Some newer paint protection films include hydrophobic or coated top layers. These reduce water spotting and improve gloss, but many owners still choose to add a compatible ceramic coating for extended durability and easier maintenance. Even with these films, the logic stays the same. Film first, coating last.

Chicago driving adds its own challenges. Road debris, construction zones, salt, and dramatic weather cycles all increase wear on paint and glass. These conditions make proper sequencing even more important, especially for daily driven vehicles that see all four seasons.

Why Professional Installation Changes Everything

Soft Chicago Auto Pros Perspective

The products matter, but the process matters more. Professional installation ensures proper sequencing, meticulous surface preparation, and compatibility between materials. Prep quality determines adhesion. Product pairing determines longevity.

Skipping steps or rushing the process almost always shows later.

Reputable shops follow manufacturer approved methods for each product, from paint correction standards to curing timelines. This is also where integrated protection packages shine, combining tint, paint protection film, and ceramic coating in a way that is designed to work together from day one.
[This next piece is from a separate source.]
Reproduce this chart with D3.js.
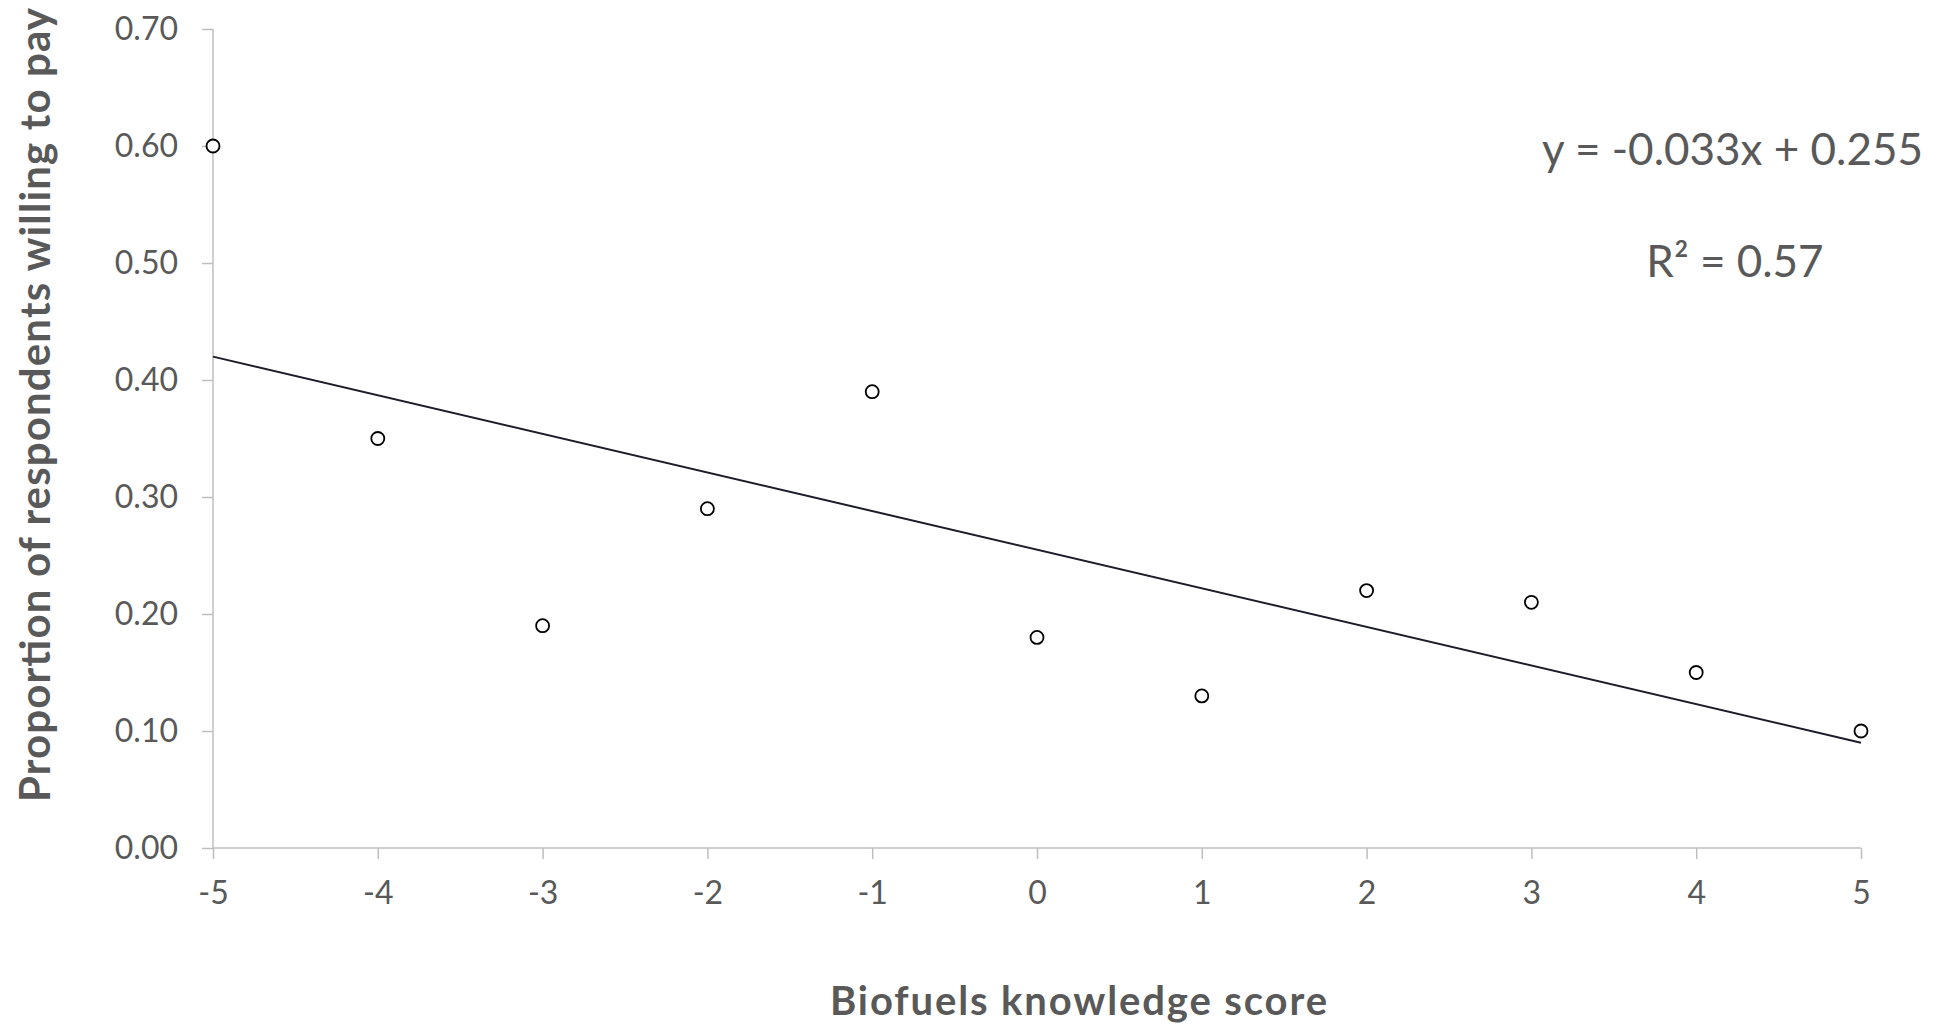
<!DOCTYPE html>
<html>
<head>
<meta charset="utf-8">
<script src="https://cdn.jsdelivr.net/npm/d3@7"></script>
<style>
  html, body { margin: 0; padding: 0; background: #fff; }
  svg { display: block; }
  text { font-family: Lato, "Open Sans", sans-serif; fill: #595959; }
</style>
</head>
<body>
<svg id="chart" width="1944" height="1028"></svg>
<script>
// Knowledge score (x) and share willing to pay (y)
const scores = [-5, -4, -3, -2, -1, 0, 1, 2, 3, 4, 5];
const proportions = [0.60, 0.35, 0.19, 0.29, 0.39, 0.18, 0.13, 0.22, 0.21, 0.15, 0.10];
const yTicks = [0, 0.1, 0.2, 0.3, 0.4, 0.5, 0.6, 0.7];
const xTicks = [-5, -4, -3, -2, -1, 0, 1, 2, 3, 4, 5];
// Linear fit as reported
const slope = -0.033;
const intercept = 0.255;
const rSquared = 0.57;

const svg = d3.select("#chart");
const plotLeft = 213, plotRight = 1861, plotTop = 29, plotBottom = 848;

const x = d3.scaleLinear().domain([-5, 5]).range([plotLeft, plotRight]);
const y = d3.scaleLinear().domain([0, 0.7]).range([plotBottom, plotTop]);

const axisColor = "#bfbfbf";

// y axis
const yAxis = svg.append("g")
  .attr("transform", `translate(${plotLeft},0)`)
  .call(d3.axisLeft(y).tickValues(yTicks).tickFormat(d3.format(".2f")).tickSize(11).tickPadding(24));
// x axis
const xAxis = svg.append("g")
  .attr("transform", `translate(0,${plotBottom})`)
  .call(d3.axisBottom(x).tickValues(xTicks).tickFormat(d => d).tickSize(11).tickPadding(22));

[yAxis, xAxis].forEach(g => {
  g.selectAll("path.domain").attr("stroke", axisColor).attr("stroke-width", 1.5);
  g.selectAll(".tick line").attr("stroke", axisColor).attr("stroke-width", 1.5);
  g.selectAll(".tick text")
    .attr("fill", "#595959")
    .style("font-family", "Lato, 'Open Sans', sans-serif")
    .style("font-size", "32px");
});
// plain axis lines without end caps
yAxis.select("path.domain").attr("d", `M0,${plotTop}V${plotBottom}`);
xAxis.select("path.domain").attr("d", `M${plotLeft},0H${plotRight}`);

// trend line
svg.append("line")
  .attr("x1", x(-5)).attr("y1", y(intercept + slope * -5))
  .attr("x2", x(5)).attr("y2", y(intercept + slope * 5))
  .attr("stroke", "#1c1c2a")
  .attr("stroke-width", 2);

// data points
svg.append("g").selectAll("circle")
  .data(scores.map((s, i) => ({ s, p: proportions[i] })))
  .join("circle")
  .attr("cx", d => x(d.s))
  .attr("cy", d => y(d.p))
  .attr("r", 6.5)
  .attr("fill", "#fff")
  .attr("stroke", "#000")
  .attr("stroke-width", 1.8);

// regression annotation
svg.append("text")
  .attr("x", 1923).attr("y", 165)
  .attr("text-anchor", "end")
  .style("font-size", "44px")
  .text(`y = ${slope.toFixed(3)}x + ${intercept.toFixed(3)}`);
svg.append("text")
  .attr("x", 1735).attr("y", 277)
  .attr("text-anchor", "middle")
  .style("font-size", "44px")
  .text(`R² = ${rSquared.toFixed(2)}`);

// axis titles
svg.append("text")
  .attr("x", 830).attr("y", 1015)
  .attr("textLength", 497)
  .attr("lengthAdjust", "spacing")
  .style("font-size", "40px")
  .style("font-weight", "bold")
  .text("Biofuels knowledge score");

svg.append("text")
  .attr("transform", `translate(50,802) rotate(-90)`)
  .attr("textLength", 794)
  .attr("lengthAdjust", "spacing")
  .style("font-size", "42px")
  .style("font-weight", "bold")
  .text("Proportion of respondents willing to pay");
</script>
</body>
</html>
This is the approach trusted by professional installers in Chicago who work on daily drivers year round. Vehicles are treated as long term investments, not quick turnarounds, and the protection is built to handle real world conditions.

Final Takeaway

The Simple Rule to Remember

The rule is straightforward for a reason. Tint the glass. Protect the paint with paint protection film. Lock it all in with ceramic coating.

Follow this order and you avoid compatibility issues, maximize durability, and get the full value out of every layer of protection. More importantly, you gain peace of mind knowing your vehicle is protected the right way from the start, no matter where or how often you drive it.